Material
§ §

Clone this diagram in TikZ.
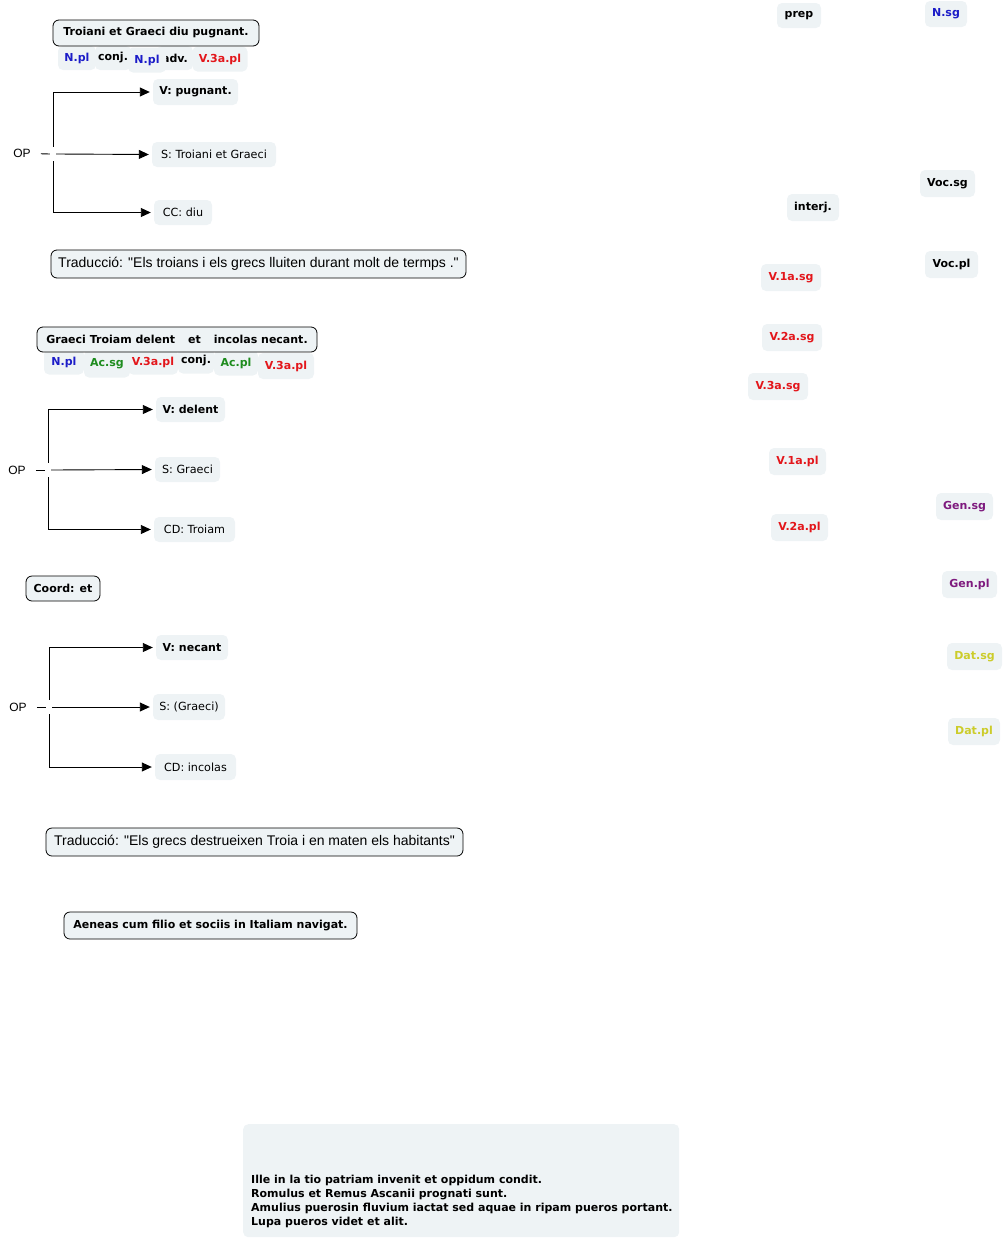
\documentclass[tikz,border=0pt]{standalone}
\usepackage{fontspec}
\setmainfont{DejaVu Sans}
\newfontfamily\arialfont{Liberation Sans}
\usetikzlibrary{arrows.meta}
\definecolor{boxfill}{HTML}{EEF3F5}
\definecolor{tblue}{HTML}{1C1CC8}
\definecolor{tred}{HTML}{E3161B}
\definecolor{tgreen}{HTML}{1E8C1E}
\definecolor{tpurple}{HTML}{7E1A7E}
\definecolor{tyellow}{HTML}{CCCC2A}
\tikzset{
  lbl/.style={fill=boxfill, rounded corners=5pt, inner sep=0pt, font=\fontsize{11}{13}\selectfont\bfseries},
  reg/.style={fill=boxfill, rounded corners=5pt, inner sep=0pt, font=\fontsize{11.2}{13}\selectfont},
  bord/.style={lbl, draw=black, line width=0.8pt, rounded corners=6pt},
  trad/.style={fill=boxfill, draw=black, line width=0.8pt, rounded corners=6pt, inner sep=0pt, font=\arialfont\fontsize{14}{16}\selectfont},
  optext/.style={inner sep=0pt, font=\arialfont\fontsize{12}{14}\selectfont},
  junc/.style={inner sep=0pt, minimum width=6pt, minimum height=14pt},
  arr/.style={line width=0.9pt, -{Triangle[length=10pt,width=9pt]}, shorten >=3pt},
  plain/.style={line width=0.9pt},
  sz/.style 2 args={minimum width=#1pt, minimum height=#2pt}
}
\begin{document}
\begin{tikzpicture}[x=1pt,y=-1pt]
\useasboundingbox (0,0) rectangle (1004,1240);

% ---------- block 1 ----------
\node[lbl, sz={38}{24}, text=tblue] (a1) at (77,58) {N.pl};
\node[lbl, sz={36}{24}] (a2) at (113,58) {conj.};
\node[lbl, sz={36}{24}] (a4) at (175,58) {adv.};
\node[lbl, sz={38}{25}, text=tblue] (a3) at (147,60) {N.pl};
\node[lbl, sz={55}{25}, text=tred] (a5) at (220,59) {V.3a.pl};
\node[bord, sz={206}{26}] (sent1) at (156,33) {Troiani et Graeci diu pugnant.};

\node[lbl, sz={85}{26}] (v1) at (195.5,92) {V: pugnant.};
\node[reg, sz={124}{25}] (s1) at (214,154.5) {S: Troiani et Graeci};
\node[reg, sz={58}{25}] (cc1) at (183,212.5) {CC: diu};
\node[optext] (op1) at (22,153.5) {OP};
\node[junc] (j1) at (53,154) {};
\draw[plain, shorten <=10pt] (op1.east) -- (j1.west);
\draw[arr] (j1.east) -- (s1.west);
\draw[arr] (j1.north) |- (v1.west);
\draw[arr] (j1.south) |- (cc1.west);
\node[trad, sz={415}{28}] (tr1) at (258.5,264) {Traducció: "Els troians i els grecs lluiten durant molt de termps ."};

% ---------- block 2 ----------
\node[lbl, sz={40}{25}, text=tblue] (b1) at (64,362) {N.pl};
\node[lbl, sz={46}{27}, text=tgreen] (b2) at (107,364) {Ac.sg};
\node[lbl, sz={50}{25}, text=tred] (b3) at (153,362) {V.3a.pl};
\node[lbl, sz={36}{25}] (b4) at (196,361) {conj.};
\node[lbl, sz={44}{25}, text=tgreen] (b5) at (236,363) {Ac.pl};
\node[lbl, sz={56}{26}, text=tred] (b6) at (286,366) {V.3a.pl};
\node[bord, sz={280}{25}] (sent2) at (177,339.5) {Graeci Troiam delent\hspace{13pt}et\hspace{13pt}incolas necant.};

\node[lbl, sz={69}{25}] (v2) at (190.5,409.5) {V: delent};
\node[reg, sz={65}{25}] (s2) at (187.5,469.5) {S: Graeci};
\node[reg, sz={81}{25}] (cd2) at (194.5,529.5) {CD: Troiam};
\node[optext] (op2) at (17,470) {OP};
\node[junc] (j2) at (48,470) {};
\draw[plain, shorten <=10pt] (op2.east) -- (j2.west);
\draw[arr] (j2.east) -- (s2.west);
\draw[arr] (j2.north) |- (v2.west);
\draw[arr] (j2.south) |- (cd2.west);

\node[bord, sz={74}{25}] (coord) at (63,588.5) {Coord: et};

% ---------- block 3 ----------
\node[lbl, sz={72}{25}] (v3) at (192,647.5) {V: necant};
\node[reg, sz={72}{26}] (s3) at (189,707) {S: (Graeci)};
\node[reg, sz={81}{26}] (cd3) at (195.5,767) {CD: incolas};
\node[optext] (op3) at (18,707) {OP};
\node[junc] (j3) at (49,707) {};
\draw[plain, shorten <=10pt] (op3.east) -- (j3.west);
\draw[arr] (j3.east) -- (s3.west);
\draw[arr] (j3.north) |- (v3.west);
\draw[arr] (j3.south) |- (cd3.west);

\node[trad, sz={417}{28}] (tr2) at (254.5,842) {Traducció: "Els grecs destrueixen Troia i en maten els habitants"};

\node[bord, sz={293}{27}] (aen) at (210.5,925.5) {Aeneas cum filio et sociis in Italiam navigat.};

% ---------- bottom box ----------
\node[lbl, sz={436}{113}, anchor=north west] (bot) at (243,1124) {};
\node[inner sep=0pt, anchor=south west, align=left, font=\fontsize{11}{14}\selectfont\bfseries] (bottxt) at ([shift={(8,-9)}]bot.south west) {Ille in la tio patriam invenit et oppidum condit.\\Romulus et Remus Ascanii prognati sunt.\\Amulius puerosin fluvium iactat sed aquae in ripam pueros portant.\\Lupa pueros videt et alit.};

% ---------- right column ----------
\node[lbl, sz={44}{25}] (prep) at (799,15.5) {prep};
\node[lbl, sz={42}{26}, text=tblue] (nsg) at (946,14) {N.sg};
\node[lbl, sz={55}{27}] (vocsg) at (947.5,183.5) {Voc.sg};
\node[lbl, sz={52}{27}] (interj) at (813,207.5) {interj.};
\node[lbl, sz={53}{27}] (vocpl) at (951.5,264.5) {Voc.pl};
\node[lbl, sz={60}{27}, text=tred] (v1asg) at (791,277.5) {V.1a.sg};
\node[lbl, sz={60}{27}, text=tred] (v2asg) at (792,337.5) {V.2a.sg};
\node[lbl, sz={60}{27}, text=tred] (v3asg) at (778,386.5) {V.3a.sg};
\node[lbl, sz={57}{27}, text=tred] (v1apl) at (797.5,461.5) {V.1a.pl};
\node[lbl, sz={57}{27}, text=tpurple] (gensg) at (964.5,506.5) {Gen.sg};
\node[lbl, sz={57}{27}, text=tred] (v2apl) at (799.5,527.5) {V.2a.pl};
\node[lbl, sz={55}{27}, text=tpurple] (genpl) at (969.5,584.5) {Gen.pl};
\node[lbl, sz={55}{27}, text=tyellow] (datsg) at (974.5,656.5) {Dat.sg};
\node[lbl, sz={52}{27}, text=tyellow] (datpl) at (974,731.5) {Dat.pl};
\end{tikzpicture}
\end{document}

§ §

Do this
Retype the listing exactly. Pictures do not belong in the copy.

Solution
Clone this diagram in TikZ.
\documentclass[tikz,border=0pt]{standalone}
\usepackage{fontspec}
\setmainfont{DejaVu Sans}
\newfontfamily\arialfont{Liberation Sans}
\usetikzlibrary{arrows.meta}
\definecolor{boxfill}{HTML}{EEF3F5}
\definecolor{tblue}{HTML}{1C1CC8}
\definecolor{tred}{HTML}{E3161B}
\definecolor{tgreen}{HTML}{1E8C1E}
\definecolor{tpurple}{HTML}{7E1A7E}
\definecolor{tyellow}{HTML}{CCCC2A}
\tikzset{
  lbl/.style={fill=boxfill, rounded corners=5pt, inner sep=0pt, font=\fontsize{11}{13}\selectfont\bfseries},
  reg/.style={fill=boxfill, rounded corners=5pt, inner sep=0pt, font=\fontsize{11.2}{13}\selectfont},
  bord/.style={lbl, draw=black, line width=0.8pt, rounded corners=6pt},
  trad/.style={fill=boxfill, draw=black, line width=0.8pt, rounded corners=6pt, inner sep=0pt, font=\arialfont\fontsize{14}{16}\selectfont},
  optext/.style={inner sep=0pt, font=\arialfont\fontsize{12}{14}\selectfont},
  junc/.style={inner sep=0pt, minimum width=6pt, minimum height=14pt},
  arr/.style={line width=0.9pt, -{Triangle[length=10pt,width=9pt]}, shorten >=3pt},
  plain/.style={line width=0.9pt},
  sz/.style 2 args={minimum width=#1pt, minimum height=#2pt}
}
\begin{document}
\begin{tikzpicture}[x=1pt,y=-1pt]
\useasboundingbox (0,0) rectangle (1004,1240);

% ---------- block 1 ----------
\node[lbl, sz={38}{24}, text=tblue] (a1) at (77,58) {N.pl};
\node[lbl, sz={36}{24}] (a2) at (113,58) {conj.};
\node[lbl, sz={36}{24}] (a4) at (175,58) {adv.};
\node[lbl, sz={38}{25}, text=tblue] (a3) at (147,60) {N.pl};
\node[lbl, sz={55}{25}, text=tred] (a5) at (220,59) {V.3a.pl};
\node[bord, sz={206}{26}] (sent1) at (156,33) {Troiani et Graeci diu pugnant.};

\node[lbl, sz={85}{26}] (v1) at (195.5,92) {V: pugnant.};
\node[reg, sz={124}{25}] (s1) at (214,154.5) {S: Troiani et Graeci};
\node[reg, sz={58}{25}] (cc1) at (183,212.5) {CC: diu};
\node[optext] (op1) at (22,153.5) {OP};
\node[junc] (j1) at (53,154) {};
\draw[plain, shorten <=10pt] (op1.east) -- (j1.west);
\draw[arr] (j1.east) -- (s1.west);
\draw[arr] (j1.north) |- (v1.west);
\draw[arr] (j1.south) |- (cc1.west);
\node[trad, sz={415}{28}] (tr1) at (258.5,264) {Traducció: "Els troians i els grecs lluiten durant molt de termps ."};

% ---------- block 2 ----------
\node[lbl, sz={40}{25}, text=tblue] (b1) at (64,362) {N.pl};
\node[lbl, sz={46}{27}, text=tgreen] (b2) at (107,364) {Ac.sg};
\node[lbl, sz={50}{25}, text=tred] (b3) at (153,362) {V.3a.pl};
\node[lbl, sz={36}{25}] (b4) at (196,361) {conj.};
\node[lbl, sz={44}{25}, text=tgreen] (b5) at (236,363) {Ac.pl};
\node[lbl, sz={56}{26}, text=tred] (b6) at (286,366) {V.3a.pl};
\node[bord, sz={280}{25}] (sent2) at (177,339.5) {Graeci Troiam delent\hspace{13pt}et\hspace{13pt}incolas necant.};

\node[lbl, sz={69}{25}] (v2) at (190.5,409.5) {V: delent};
\node[reg, sz={65}{25}] (s2) at (187.5,469.5) {S: Graeci};
\node[reg, sz={81}{25}] (cd2) at (194.5,529.5) {CD: Troiam};
\node[optext] (op2) at (17,470) {OP};
\node[junc] (j2) at (48,470) {};
\draw[plain, shorten <=10pt] (op2.east) -- (j2.west);
\draw[arr] (j2.east) -- (s2.west);
\draw[arr] (j2.north) |- (v2.west);
\draw[arr] (j2.south) |- (cd2.west);

\node[bord, sz={74}{25}] (coord) at (63,588.5) {Coord: et};

% ---------- block 3 ----------
\node[lbl, sz={72}{25}] (v3) at (192,647.5) {V: necant};
\node[reg, sz={72}{26}] (s3) at (189,707) {S: (Graeci)};
\node[reg, sz={81}{26}] (cd3) at (195.5,767) {CD: incolas};
\node[optext] (op3) at (18,707) {OP};
\node[junc] (j3) at (49,707) {};
\draw[plain, shorten <=10pt] (op3.east) -- (j3.west);
\draw[arr] (j3.east) -- (s3.west);
\draw[arr] (j3.north) |- (v3.west);
\draw[arr] (j3.south) |- (cd3.west);

\node[trad, sz={417}{28}] (tr2) at (254.5,842) {Traducció: "Els grecs destrueixen Troia i en maten els habitants"};

\node[bord, sz={293}{27}] (aen) at (210.5,925.5) {Aeneas cum filio et sociis in Italiam navigat.};

% ---------- bottom box ----------
\node[lbl, sz={436}{113}, anchor=north west] (bot) at (243,1124) {};
\node[inner sep=0pt, anchor=south west, align=left, font=\fontsize{11}{14}\selectfont\bfseries] (bottxt) at ([shift={(8,-9)}]bot.south west) {Ille in la tio patriam invenit et oppidum condit.\\Romulus et Remus Ascanii prognati sunt.\\Amulius puerosin fluvium iactat sed aquae in ripam pueros portant.\\Lupa pueros videt et alit.};

% ---------- right column ----------
\node[lbl, sz={44}{25}] (prep) at (799,15.5) {prep};
\node[lbl, sz={42}{26}, text=tblue] (nsg) at (946,14) {N.sg};
\node[lbl, sz={55}{27}] (vocsg) at (947.5,183.5) {Voc.sg};
\node[lbl, sz={52}{27}] (interj) at (813,207.5) {interj.};
\node[lbl, sz={53}{27}] (vocpl) at (951.5,264.5) {Voc.pl};
\node[lbl, sz={60}{27}, text=tred] (v1asg) at (791,277.5) {V.1a.sg};
\node[lbl, sz={60}{27}, text=tred] (v2asg) at (792,337.5) {V.2a.sg};
\node[lbl, sz={60}{27}, text=tred] (v3asg) at (778,386.5) {V.3a.sg};
\node[lbl, sz={57}{27}, text=tred] (v1apl) at (797.5,461.5) {V.1a.pl};
\node[lbl, sz={57}{27}, text=tpurple] (gensg) at (964.5,506.5) {Gen.sg};
\node[lbl, sz={57}{27}, text=tred] (v2apl) at (799.5,527.5) {V.2a.pl};
\node[lbl, sz={55}{27}, text=tpurple] (genpl) at (969.5,584.5) {Gen.pl};
\node[lbl, sz={55}{27}, text=tyellow] (datsg) at (974.5,656.5) {Dat.sg};
\node[lbl, sz={52}{27}, text=tyellow] (datpl) at (974,731.5) {Dat.pl};
\end{tikzpicture}
\end{document}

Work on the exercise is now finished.